### What is needed
Reproduce the listing word for word, leaving every picture behind.

### Supplied information
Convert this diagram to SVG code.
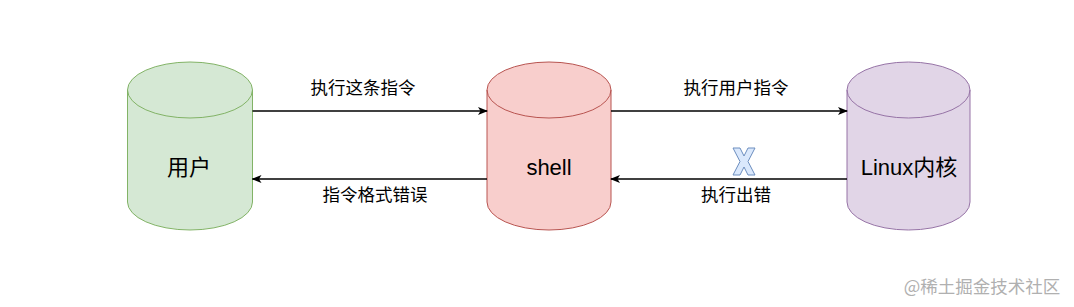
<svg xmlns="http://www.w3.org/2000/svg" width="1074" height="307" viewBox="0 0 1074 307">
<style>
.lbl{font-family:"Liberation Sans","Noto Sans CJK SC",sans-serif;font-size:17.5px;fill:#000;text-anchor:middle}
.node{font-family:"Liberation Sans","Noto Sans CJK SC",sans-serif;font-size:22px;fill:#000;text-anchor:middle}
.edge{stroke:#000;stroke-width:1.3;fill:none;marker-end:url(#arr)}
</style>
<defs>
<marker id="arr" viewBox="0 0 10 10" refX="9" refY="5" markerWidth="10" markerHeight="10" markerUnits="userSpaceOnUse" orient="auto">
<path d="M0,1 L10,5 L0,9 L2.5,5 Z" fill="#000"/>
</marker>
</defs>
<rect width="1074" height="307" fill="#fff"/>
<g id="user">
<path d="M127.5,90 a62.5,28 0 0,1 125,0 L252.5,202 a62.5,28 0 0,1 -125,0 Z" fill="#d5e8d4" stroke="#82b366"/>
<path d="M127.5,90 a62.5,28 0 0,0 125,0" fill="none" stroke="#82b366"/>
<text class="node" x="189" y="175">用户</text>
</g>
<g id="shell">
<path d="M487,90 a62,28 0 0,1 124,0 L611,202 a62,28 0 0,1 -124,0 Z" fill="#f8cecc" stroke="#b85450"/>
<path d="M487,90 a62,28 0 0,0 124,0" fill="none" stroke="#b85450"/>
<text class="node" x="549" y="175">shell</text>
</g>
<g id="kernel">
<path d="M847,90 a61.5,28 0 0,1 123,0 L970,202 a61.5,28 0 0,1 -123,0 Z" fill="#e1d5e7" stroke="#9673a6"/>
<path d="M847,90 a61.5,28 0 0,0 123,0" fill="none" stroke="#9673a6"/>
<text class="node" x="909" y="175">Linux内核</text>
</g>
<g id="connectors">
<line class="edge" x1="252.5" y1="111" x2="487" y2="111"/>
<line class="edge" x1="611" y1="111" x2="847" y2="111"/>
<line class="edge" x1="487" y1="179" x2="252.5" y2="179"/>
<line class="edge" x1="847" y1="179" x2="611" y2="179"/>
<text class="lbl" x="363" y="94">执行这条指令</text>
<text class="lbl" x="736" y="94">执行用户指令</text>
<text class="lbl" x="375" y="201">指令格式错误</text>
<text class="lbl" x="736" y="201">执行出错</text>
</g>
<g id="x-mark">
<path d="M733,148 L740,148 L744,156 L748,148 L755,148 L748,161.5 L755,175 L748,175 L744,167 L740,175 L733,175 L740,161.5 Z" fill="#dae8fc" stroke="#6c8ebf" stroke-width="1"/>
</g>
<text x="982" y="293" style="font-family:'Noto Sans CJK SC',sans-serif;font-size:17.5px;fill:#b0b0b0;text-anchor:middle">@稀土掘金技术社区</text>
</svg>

### The answer
Convert this diagram to SVG code.
<svg xmlns="http://www.w3.org/2000/svg" width="1074" height="307" viewBox="0 0 1074 307">
<style>
.lbl{font-family:"Liberation Sans","Noto Sans CJK SC",sans-serif;font-size:17.5px;fill:#000;text-anchor:middle}
.node{font-family:"Liberation Sans","Noto Sans CJK SC",sans-serif;font-size:22px;fill:#000;text-anchor:middle}
.edge{stroke:#000;stroke-width:1.3;fill:none;marker-end:url(#arr)}
</style>
<defs>
<marker id="arr" viewBox="0 0 10 10" refX="9" refY="5" markerWidth="10" markerHeight="10" markerUnits="userSpaceOnUse" orient="auto">
<path d="M0,1 L10,5 L0,9 L2.5,5 Z" fill="#000"/>
</marker>
</defs>
<rect width="1074" height="307" fill="#fff"/>
<g id="user">
<path d="M127.5,90 a62.5,28 0 0,1 125,0 L252.5,202 a62.5,28 0 0,1 -125,0 Z" fill="#d5e8d4" stroke="#82b366"/>
<path d="M127.5,90 a62.5,28 0 0,0 125,0" fill="none" stroke="#82b366"/>
<text class="node" x="189" y="175">用户</text>
</g>
<g id="shell">
<path d="M487,90 a62,28 0 0,1 124,0 L611,202 a62,28 0 0,1 -124,0 Z" fill="#f8cecc" stroke="#b85450"/>
<path d="M487,90 a62,28 0 0,0 124,0" fill="none" stroke="#b85450"/>
<text class="node" x="549" y="175">shell</text>
</g>
<g id="kernel">
<path d="M847,90 a61.5,28 0 0,1 123,0 L970,202 a61.5,28 0 0,1 -123,0 Z" fill="#e1d5e7" stroke="#9673a6"/>
<path d="M847,90 a61.5,28 0 0,0 123,0" fill="none" stroke="#9673a6"/>
<text class="node" x="909" y="175">Linux内核</text>
</g>
<g id="connectors">
<line class="edge" x1="252.5" y1="111" x2="487" y2="111"/>
<line class="edge" x1="611" y1="111" x2="847" y2="111"/>
<line class="edge" x1="487" y1="179" x2="252.5" y2="179"/>
<line class="edge" x1="847" y1="179" x2="611" y2="179"/>
<text class="lbl" x="363" y="94">执行这条指令</text>
<text class="lbl" x="736" y="94">执行用户指令</text>
<text class="lbl" x="375" y="201">指令格式错误</text>
<text class="lbl" x="736" y="201">执行出错</text>
</g>
<g id="x-mark">
<path d="M733,148 L740,148 L744,156 L748,148 L755,148 L748,161.5 L755,175 L748,175 L744,167 L740,175 L733,175 L740,161.5 Z" fill="#dae8fc" stroke="#6c8ebf" stroke-width="1"/>
</g>
<text x="982" y="293" style="font-family:'Noto Sans CJK SC',sans-serif;font-size:17.5px;fill:#b0b0b0;text-anchor:middle">@稀土掘金技术社区</text>
</svg>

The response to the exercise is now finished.